So you came to the U.S. on a B-2 tourist visa and decided to stay a while–a few months, six month, more than a year–beyond the expiration of your authorized stay. You may find that even if you subsequently leave the U.S. completely voluntarily, coming back may be harder than you think. Since 1997, aliens unlawfully present in the United States for a period of more than 180 days (but less than a year) and who choose voluntarily to leave the U.S. before removal proceedings are commenced, may find themselves barred from re-entering the U.S. for three years. Paradoxically, persons granted voluntary departure after removal proceedings have begun are not subject to the three year bar. In a 1998 State Department Memo explaining this apparent contradiction, the writer explained that aliens who find themselves in removal proceedings may well be subject to bars imposed under other sections of the Immigration and Nationality Act.
For persons who have unlawfully been in the U.S. for a year or more, the so called “bar to admissibility” is not 3 years but 10 years, commencing from the date of departure or removal. Moreover, unlike the three year bar, it does not make any difference with respect to the ten year bar whether the alien departs prior to or after the commencement of removal proceedings. An additional distinction between the two bars is that with respect to the three year bar, where an an alien had lawfully entered the U.S., has filed a non-frivolous application for change of status or extension of status before the expiration of lawful status, and has not been employed without authorization before or during the pendency of the application, the alien’s accumulation of unlawful presence is tolled for 120 days. In the case of an alien unlawfully in the U.S. for a year or more, this tolling period does not apply.
Significantly, with respect to F (Students) and J (Exchange Program Participants) (also called duration of status visa holders), unlawful presence does not begin to accrue until either an immigration judge enters an order of removal, deportation or exclusion after a proceeding or USCIS issues a determination denying the student applicant an immigration benefit.
The bars described above automatically prohibit covered aliens from re-entering the U.S. but it should be noted that insofar as consular officers are afforded considerable discretion in granting visa applications, an individual who evidences an immigration violation may still be denied a visa on the basis of consular discretion, even where no bar applies. Furthermore, even if an alien waits the requisite three or ten years prior to applying for re-admission to the U.S. this does not guarantee that his visa application will be granted. For aliens who need to pursue consular processing (i.e. return to their country of nationality) in order to adjust or change their status, the inadmissiblity bars could make adjustment impossible.

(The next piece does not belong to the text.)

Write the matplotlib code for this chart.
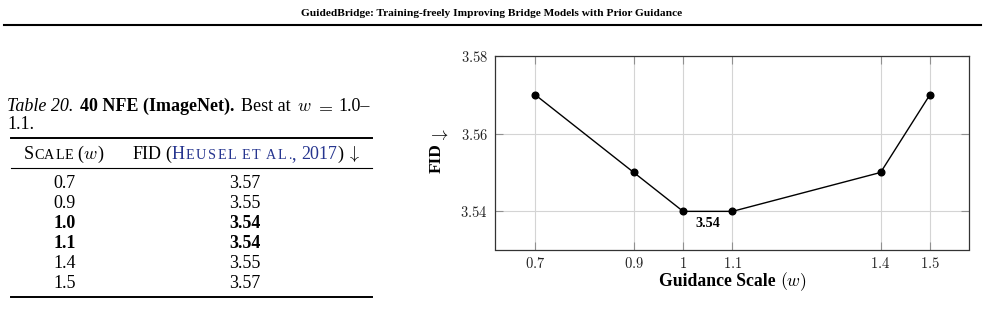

In our experience, the practical result of the inadmissibility bars has been to discourage undocumented aliens from leaving the the U.S. on account of the fear that they will not be allowed back in the country. As usual, the contradictory incentives created by the inadmissibility bars, which can encourage undocumented aliens to remain in the U.S. and hazard apprehension and removal underscores the short-sighted bandaid approach to our immigration policy that has been pursued for the last ten or more years.
The summary above is intended to be informational only and should not be relied on as legal advice. The application of the bars to admissibility can vary from case to case, so if you have a question about whether you or someone you know may be subject to a bar, our recommendation is to speak to an immigration lawyer.